--- start ---
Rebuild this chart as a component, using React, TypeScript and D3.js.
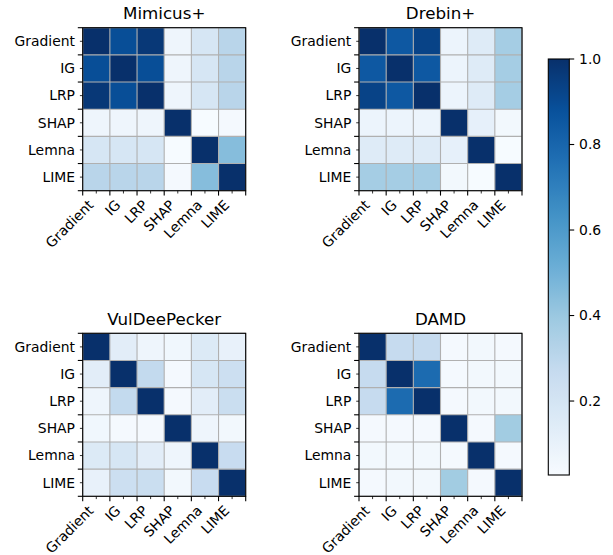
import React from "react";
import * as d3 from "d3";

const methods = ["Gradient", "IG", "LRP", "SHAP", "Lemna", "LIME"];
const titles = ["Mimicus+", "Drebin+", "VulDeePecker", "DAMD"];

const mimicus = [
  [1, 0.89, 0.97, 0.07, 0.19, 0.31],
  [0.89, 1, 0.89, 0.07, 0.19, 0.31],
  [0.97, 0.89, 1, 0.07, 0.19, 0.31],
  [0.07, 0.07, 0.07, 1, 0.03, 0.04],
  [0.19, 0.19, 0.19, 0.03, 1, 0.45],
  [0.31, 0.31, 0.31, 0.04, 0.45, 1],
];
const drebin = [
  [1, 0.85, 0.93, 0.08, 0.15, 0.37],
  [0.85, 1, 0.85, 0.08, 0.15, 0.37],
  [0.93, 0.85, 1, 0.08, 0.15, 0.37],
  [0.08, 0.08, 0.08, 1, 0.11, 0.05],
  [0.15, 0.15, 0.15, 0.11, 1, 0.03],
  [0.37, 0.37, 0.37, 0.05, 0.03, 1],
];
const vuldeepecker = [
  [1, 0.13, 0.07, 0.06, 0.16, 0.1],
  [0.13, 1, 0.28, 0.04, 0.19, 0.24],
  [0.07, 0.28, 1, 0.04, 0.13, 0.25],
  [0.06, 0.04, 0.04, 1, 0.07, 0.05],
  [0.16, 0.19, 0.13, 0.07, 1, 0.26],
  [0.1, 0.24, 0.25, 0.05, 0.26, 1],
];
const damd = [
  [1, 0.27, 0.27, 0.04, 0.05, 0.04],
  [0.27, 1, 0.78, 0.04, 0.05, 0.05],
  [0.27, 0.78, 1, 0.04, 0.05, 0.05],
  [0.04, 0.04, 0.04, 1, 0.04, 0.38],
  [0.05, 0.05, 0.05, 0.04, 1, 0.04],
  [0.04, 0.05, 0.05, 0.38, 0.04, 1],
];
const matrices = [mimicus, drebin, vuldeepecker, damd];
const colorbarTicks = [0.2, 0.4, 0.6, 0.8, 1.0];
const vmin = 0.027;
const vmax = 1.0;

const bluesStops = ["#f7fbff", "#deebf7", "#c6dbef", "#9ecae1", "#6baed6", "#4292c6", "#2171b5", "#08519c", "#08306b"];

const FONT = "DejaVu Sans, sans-serif";

export default function App() {
  const W = 613, H = 555;
  const size = 163;
  const panelPos = [
    { x: 82.7, y: 27.7 },
    { x: 359, y: 27.7 },
    { x: 82.7, y: 333.3 },
    { x: 359, y: 333.3 },
  ];
  const tNorm = d3.scaleLinear().domain([vmin, vmax]).range([0, 1]).clamp(true);
  const cmap = d3
    .scaleLinear<string>()
    .domain(bluesStops.map((_, i) => i / (bluesStops.length - 1)))
    .range(bluesStops)
    .interpolate(d3.interpolateRgb);
  const color = (v: number) => cmap(tNorm(v));

  const cb = { x: 548.3, y: 59, w: 21, h: 416 };
  const cbY = d3.scaleLinear().domain([vmin, vmax]).range([cb.y + cb.h, cb.y]);
  const gradStops = d3.range(0, 1.0001, 0.02);

  return (
    <svg width={W} height={H} style={{ position: "absolute", left: 0, top: 0, background: "#fff" }}>
      <defs>
        <linearGradient id="cbgrad" x1="0" y1="1" x2="0" y2="0">
          {gradStops.map((t, i) => (
            <stop key={i} offset={t} stopColor={cmap(t)} />
          ))}
        </linearGradient>
      </defs>
      {matrices.map((m, pi) => {
        const p = panelPos[pi];
        const xs = d3.scaleBand<string>().domain(methods).range([p.x, p.x + size]);
        const ys = d3.scaleBand<string>().domain(methods).range([p.y, p.y + size]);
        const bw = xs.bandwidth();
        const bounds = d3.range(0, methods.length + 1).map((i) => p.x + i * bw);
        const boundsY = d3.range(0, methods.length + 1).map((i) => p.y + i * bw);
        return (
          <g key={pi}>
            {m.map((row, ri) =>
              row.map((v, ci) => (
                <rect
                  key={ri + "-" + ci}
                  x={xs(methods[ci])}
                  y={ys(methods[ri])}
                  width={bw + 0.3}
                  height={bw + 0.3}
                  fill={color(v)}
                />
              ))
            )}
            {bounds.map((bx, i) => (
              <line key={"gx" + i} x1={bx} x2={bx} y1={p.y} y2={p.y + size} stroke="#b0b0b0" strokeWidth={1.1} />
            ))}
            {boundsY.map((by, i) => (
              <line key={"gy" + i} y1={by} y2={by} x1={p.x} x2={p.x + size} stroke="#b0b0b0" strokeWidth={1.1} />
            ))}
            <rect x={p.x} y={p.y} width={size} height={size} fill="none" stroke="#000" strokeWidth={1.1} />
            {bounds.map((bx, i) => (
              <line key={"mtx" + i} x1={bx} x2={bx} y1={p.y + size} y2={p.y + size + 4.9} stroke="#000" strokeWidth={1.1} />
            ))}
            {boundsY.map((by, i) => (
              <line key={"mty" + i} y1={by} y2={by} x1={p.x} x2={p.x - 4.9} stroke="#000" strokeWidth={1.1} />
            ))}
            {methods.map((mth) => {
              const cx = (xs(mth) as number) + bw / 2;
              const cy = (ys(mth) as number) + bw / 2;
              const top = p.y + size + 2.8 + 4.9;
              return (
                <g key={"lab" + mth}>
                  <line x1={cx} x2={cx} y1={p.y + size} y2={p.y + size + 2.8} stroke="#000" strokeWidth={0.8} />
                  <line y1={cy} y2={cy} x1={p.x} x2={p.x - 2.8} stroke="#000" strokeWidth={0.8} />
                  <text
                    x={p.x - 2.8 - 4.9}
                    y={cy}
                    dy="0.35em"
                    textAnchor="end"
                    fontFamily={FONT}
                    fontSize={13.9}
                    fill="#000"
                  >
                    {mth}
                  </text>
                  <text
                    transform={`translate(${cx - 2.0},${top + 7.6}) rotate(-45)`}
                    textAnchor="end"
                    fontFamily={FONT}
                    fontSize={13.9}
                    fill="#000"
                  >
                    {mth}
                  </text>
                </g>
              );
            })}
            <text
              x={p.x + size / 2}
              y={p.y - 8.3}
              textAnchor="middle"
              fontFamily={FONT}
              fontSize={16.7}
              fill="#000"
            >
              {titles[pi]}
            </text>
          </g>
        );
      })}
      <rect x={cb.x} y={cb.y} width={cb.w} height={cb.h} fill="url(#cbgrad)" />
      <rect x={cb.x} y={cb.y} width={cb.w} height={cb.h} fill="none" stroke="#000" strokeWidth={1.1} />
      {colorbarTicks.map((t) => (
        <g key={"cbt" + t}>
          <line x1={cb.x + cb.w} x2={cb.x + cb.w + 4.9} y1={cbY(t)} y2={cbY(t)} stroke="#000" strokeWidth={1.1} />
          <text
            x={cb.x + cb.w + 4.9 + 4.9}
            y={cbY(t)}
            dy="0.35em"
            fontFamily={FONT}
            fontSize={13.9}
            fill="#000"
          >
            {t.toFixed(1)}
          </text>
        </g>
      ))}
    </svg>
  );
}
--- end ---
**Exercise aim:**
The data above should be repeated exactly, minus any pictures.

**Correct result:**
Rebuild this chart as a component, using React, TypeScript and D3.js.
import React from "react";
import * as d3 from "d3";

const methods = ["Gradient", "IG", "LRP", "SHAP", "Lemna", "LIME"];
const titles = ["Mimicus+", "Drebin+", "VulDeePecker", "DAMD"];

const mimicus = [
  [1, 0.89, 0.97, 0.07, 0.19, 0.31],
  [0.89, 1, 0.89, 0.07, 0.19, 0.31],
  [0.97, 0.89, 1, 0.07, 0.19, 0.31],
  [0.07, 0.07, 0.07, 1, 0.03, 0.04],
  [0.19, 0.19, 0.19, 0.03, 1, 0.45],
  [0.31, 0.31, 0.31, 0.04, 0.45, 1],
];
const drebin = [
  [1, 0.85, 0.93, 0.08, 0.15, 0.37],
  [0.85, 1, 0.85, 0.08, 0.15, 0.37],
  [0.93, 0.85, 1, 0.08, 0.15, 0.37],
  [0.08, 0.08, 0.08, 1, 0.11, 0.05],
  [0.15, 0.15, 0.15, 0.11, 1, 0.03],
  [0.37, 0.37, 0.37, 0.05, 0.03, 1],
];
const vuldeepecker = [
  [1, 0.13, 0.07, 0.06, 0.16, 0.1],
  [0.13, 1, 0.28, 0.04, 0.19, 0.24],
  [0.07, 0.28, 1, 0.04, 0.13, 0.25],
  [0.06, 0.04, 0.04, 1, 0.07, 0.05],
  [0.16, 0.19, 0.13, 0.07, 1, 0.26],
  [0.1, 0.24, 0.25, 0.05, 0.26, 1],
];
const damd = [
  [1, 0.27, 0.27, 0.04, 0.05, 0.04],
  [0.27, 1, 0.78, 0.04, 0.05, 0.05],
  [0.27, 0.78, 1, 0.04, 0.05, 0.05],
  [0.04, 0.04, 0.04, 1, 0.04, 0.38],
  [0.05, 0.05, 0.05, 0.04, 1, 0.04],
  [0.04, 0.05, 0.05, 0.38, 0.04, 1],
];
const matrices = [mimicus, drebin, vuldeepecker, damd];
const colorbarTicks = [0.2, 0.4, 0.6, 0.8, 1.0];
const vmin = 0.027;
const vmax = 1.0;

const bluesStops = ["#f7fbff", "#deebf7", "#c6dbef", "#9ecae1", "#6baed6", "#4292c6", "#2171b5", "#08519c", "#08306b"];

const FONT = "DejaVu Sans, sans-serif";

export default function App() {
  const W = 613, H = 555;
  const size = 163;
  const panelPos = [
    { x: 82.7, y: 27.7 },
    { x: 359, y: 27.7 },
    { x: 82.7, y: 333.3 },
    { x: 359, y: 333.3 },
  ];
  const tNorm = d3.scaleLinear().domain([vmin, vmax]).range([0, 1]).clamp(true);
  const cmap = d3
    .scaleLinear<string>()
    .domain(bluesStops.map((_, i) => i / (bluesStops.length - 1)))
    .range(bluesStops)
    .interpolate(d3.interpolateRgb);
  const color = (v: number) => cmap(tNorm(v));

  const cb = { x: 548.3, y: 59, w: 21, h: 416 };
  const cbY = d3.scaleLinear().domain([vmin, vmax]).range([cb.y + cb.h, cb.y]);
  const gradStops = d3.range(0, 1.0001, 0.02);

  return (
    <svg width={W} height={H} style={{ position: "absolute", left: 0, top: 0, background: "#fff" }}>
      <defs>
        <linearGradient id="cbgrad" x1="0" y1="1" x2="0" y2="0">
          {gradStops.map((t, i) => (
            <stop key={i} offset={t} stopColor={cmap(t)} />
          ))}
        </linearGradient>
      </defs>
      {matrices.map((m, pi) => {
        const p = panelPos[pi];
        const xs = d3.scaleBand<string>().domain(methods).range([p.x, p.x + size]);
        const ys = d3.scaleBand<string>().domain(methods).range([p.y, p.y + size]);
        const bw = xs.bandwidth();
        const bounds = d3.range(0, methods.length + 1).map((i) => p.x + i * bw);
        const boundsY = d3.range(0, methods.length + 1).map((i) => p.y + i * bw);
        return (
          <g key={pi}>
            {m.map((row, ri) =>
              row.map((v, ci) => (
                <rect
                  key={ri + "-" + ci}
                  x={xs(methods[ci])}
                  y={ys(methods[ri])}
                  width={bw + 0.3}
                  height={bw + 0.3}
                  fill={color(v)}
                />
              ))
            )}
            {bounds.map((bx, i) => (
              <line key={"gx" + i} x1={bx} x2={bx} y1={p.y} y2={p.y + size} stroke="#b0b0b0" strokeWidth={1.1} />
            ))}
            {boundsY.map((by, i) => (
              <line key={"gy" + i} y1={by} y2={by} x1={p.x} x2={p.x + size} stroke="#b0b0b0" strokeWidth={1.1} />
            ))}
            <rect x={p.x} y={p.y} width={size} height={size} fill="none" stroke="#000" strokeWidth={1.1} />
            {bounds.map((bx, i) => (
              <line key={"mtx" + i} x1={bx} x2={bx} y1={p.y + size} y2={p.y + size + 4.9} stroke="#000" strokeWidth={1.1} />
            ))}
            {boundsY.map((by, i) => (
              <line key={"mty" + i} y1={by} y2={by} x1={p.x} x2={p.x - 4.9} stroke="#000" strokeWidth={1.1} />
            ))}
            {methods.map((mth) => {
              const cx = (xs(mth) as number) + bw / 2;
              const cy = (ys(mth) as number) + bw / 2;
              const top = p.y + size + 2.8 + 4.9;
              return (
                <g key={"lab" + mth}>
                  <line x1={cx} x2={cx} y1={p.y + size} y2={p.y + size + 2.8} stroke="#000" strokeWidth={0.8} />
                  <line y1={cy} y2={cy} x1={p.x} x2={p.x - 2.8} stroke="#000" strokeWidth={0.8} />
                  <text
                    x={p.x - 2.8 - 4.9}
                    y={cy}
                    dy="0.35em"
                    textAnchor="end"
                    fontFamily={FONT}
                    fontSize={13.9}
                    fill="#000"
                  >
                    {mth}
                  </text>
                  <text
                    transform={`translate(${cx - 2.0},${top + 7.6}) rotate(-45)`}
                    textAnchor="end"
                    fontFamily={FONT}
                    fontSize={13.9}
                    fill="#000"
                  >
                    {mth}
                  </text>
                </g>
              );
            })}
            <text
              x={p.x + size / 2}
              y={p.y - 8.3}
              textAnchor="middle"
              fontFamily={FONT}
              fontSize={16.7}
              fill="#000"
            >
              {titles[pi]}
            </text>
          </g>
        );
      })}
      <rect x={cb.x} y={cb.y} width={cb.w} height={cb.h} fill="url(#cbgrad)" />
      <rect x={cb.x} y={cb.y} width={cb.w} height={cb.h} fill="none" stroke="#000" strokeWidth={1.1} />
      {colorbarTicks.map((t) => (
        <g key={"cbt" + t}>
          <line x1={cb.x + cb.w} x2={cb.x + cb.w + 4.9} y1={cbY(t)} y2={cbY(t)} stroke="#000" strokeWidth={1.1} />
          <text
            x={cb.x + cb.w + 4.9 + 4.9}
            y={cbY(t)}
            dy="0.35em"
            fontFamily={FONT}
            fontSize={13.9}
            fill="#000"
          >
            {t.toFixed(1)}
          </text>
        </g>
      ))}
    </svg>
  );
}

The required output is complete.